People weren't very friendly
Here's a tip: everyone wants to feel special. And like it or not, people want (actually they expect) to feel like they matter when they visit your church. Notice what I just said. They don't want to just hear that they matter - they want to feel like they matter. And if they leave with the feeling that the church wasn't very friendly and inviting - they won't be back. Put yourself in their shoes. How would you feel walking into a building where you - may or may not - know anyone? You walk through the door and suddenly everyone's looking at you. Sometimes a visitor's uncertainty in an unfamiliar surrounding makes them feel like people aren't very friendly. And I know that it's not intentional - believe me, I do. But take a look around before, during, and after your service. Who's talking to who? Who's sitting next to who? It's imperative that you make each visitor that attends your service a certified VIP - and develop awesome systems that help them feel that way.
Facilities and experience were blah
It may seem like a small thing, but your environment matters. Now, let me clarify something up front. I'm not suggesting that you need some type of grand cathedral just to give people a wonderful experience - because that's just not the case. But in whatever building, school, theater, or church that you're in - be excellent.
I remember hearing about a woman who complained about her tights getting ripped - during her visit - on a piece of wood sticking out of a pew. Now it may not seem like a big deal to you, but I can tell you that the woman never came back to that church. It's not fair, right? I mean, you do everything else right by having an awesome worship service and an anointed message, but all the guest remembers is that one bad thing that happened. It may not seem fair - but its reality.
People remember the way the church made them feel. Was it bright and airy, or was it dull and run down. Take a look at things like signage, seating, parking, general areas, kid's areas, landscaping, and bathrooms. These are all the areas that guest come in contact with that help form their opinion about their visit to your church.
I once visited a church that was meeting in a school every week. However, each week the volunteers would add things like mouthwash, mints, lotion, and hand sanitizer to the bathrooms, in order to give members and guest and awesome experience. Remember, the details matter.
Some people like/dislike crowds
Finally, there are people who are just looking for something "specific" - which has nothing to do with you. Some people like smaller churches, and after visiting a large church, may feel a bit overwhelmed. They may dislike crowds of people and can't ever imagine themselves "fitting in". And some people are just the opposite. They like large churches and love that various ministries and programs available for them and their family.
This has less to do with you and your church as it does with them and their personal preference. Either way, you're not likely to change them so there's no sense beating yourself up about it. If you're currently small, and someone wants to worship at a larger church, then this is their preference. It's got nothing to do with you - you'll get there.
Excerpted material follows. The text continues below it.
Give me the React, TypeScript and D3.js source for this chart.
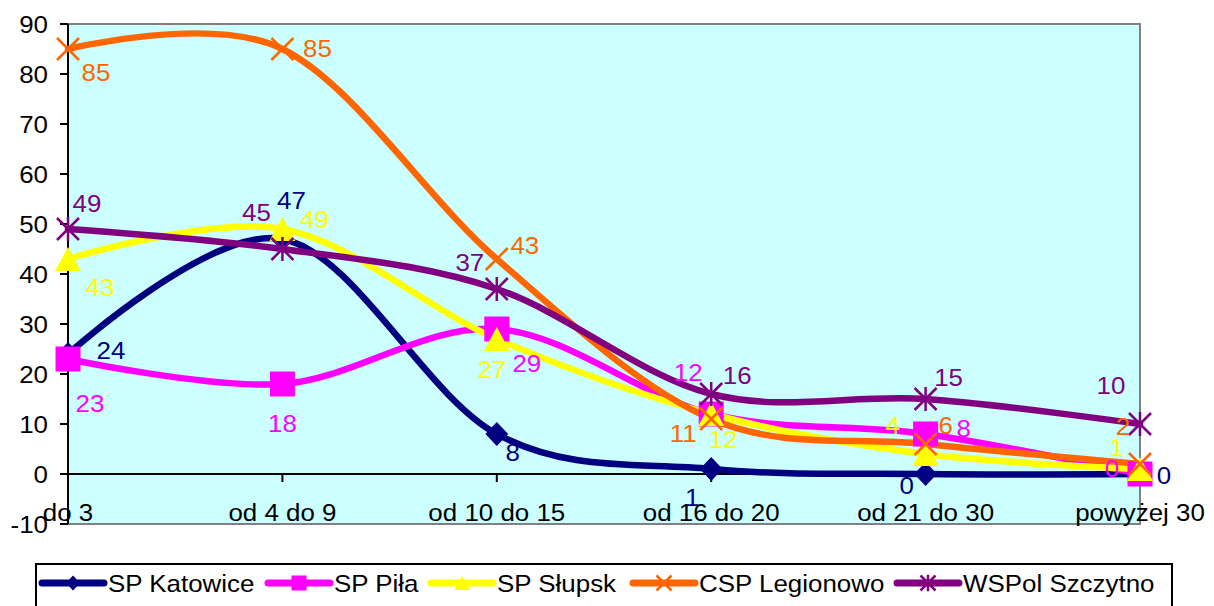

And consequently if they want a smaller church, then they'll need to find something that makes them feel more comfortable, but you're a big church, that's probably only getting bigger.
Even if they enjoyed themselves, and thought that the service was "good" - if they don't come back, there's usually a reason why.
At the end of the day, you're looking to give people an experience that will turn them into excited repeat guest; and eventually regular attendees. To do that, you must take the time to carefully and honestly scrutinize the experience that you provide guest each week, and ensure that you're not one of the reasons why guest don't return.